Anyway, on to my actual topic for today.  Many of you know that I had a my first baby a little over a month ago.  Since then, I have really been struggling with my body image.  That is something that I have always struggled with, but it has become more influential in my thoughts since giving birth.  I know that exercise will help, but no matter what I do, in many ways my body will never be the same again.  Ed is totally ok with that.  I wish I was.  I have been pondering this for months and it occurred to me recently that there is something wrong with our culture (well…probably a lot of things, but I won’t get into that).  There is something wrong with our culture when we despite the changes that occur in a woman’s body once she reaches motherhood.  Motherhood is one of the most noble things I can think of, yet we think it shouldn’t be displayed outwardly.  I am proud to be a mother.  That being the case, I should be proud of my post-partum figure.  So I made a decision.  I am going to be proud of it. I will wear my somewhat-larger hips proudly.  No one can stop me.  There.
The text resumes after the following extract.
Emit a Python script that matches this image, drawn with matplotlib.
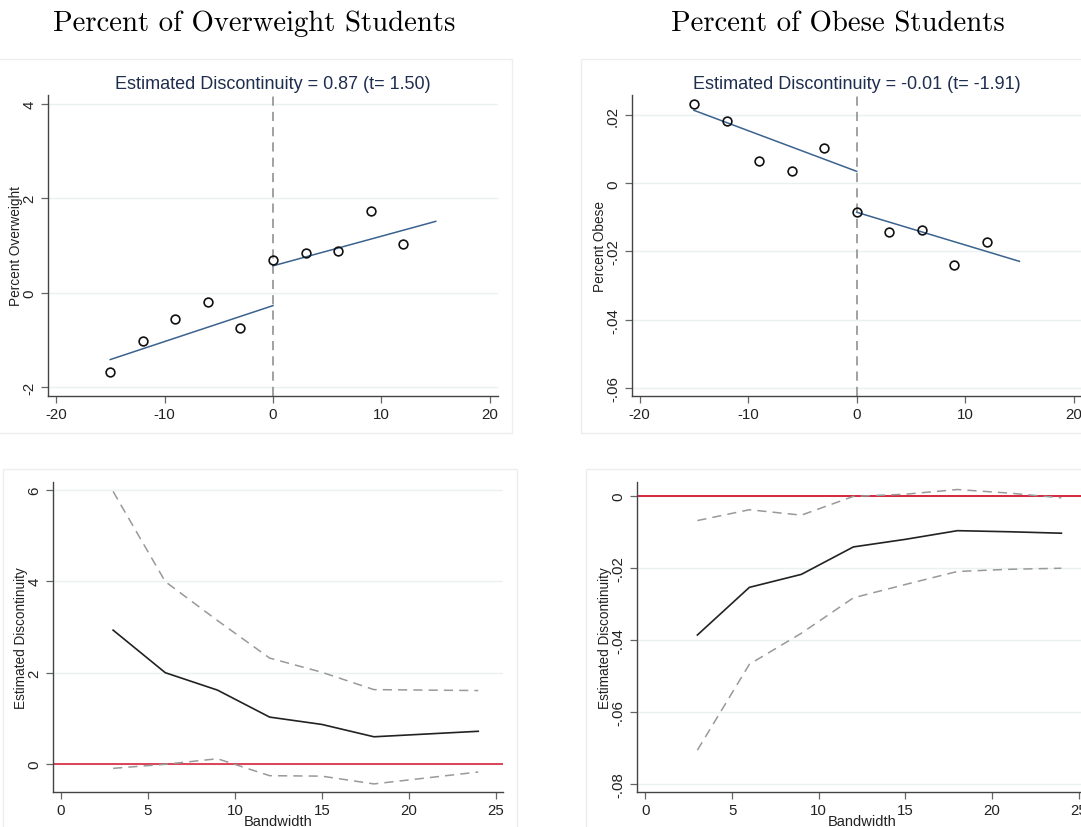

I have also decided that I will never edit any of the model’s bodies in my etsy shop.  I refuse.  I hate those photo-shopped pictures in magazines that only serve as fuel for young people’s eating disorders.  I want my daughters to look up to real women with real bodies.  We are hurting the future of our nation and the world by offering them ideals that are simply impossible to obtain.  Every time I see one of  those ads I want to scream, “SHE’S NOT REAL!”  As it stands, The Funky Lamp only has one model…me.  I think it is more tempting to edit my own body than someone else’s, but I promise you I will not.  I may airbrush the occasional pimple from my face, but I will never edit the shape of anyone’s body.  Girl Scouts’ honor.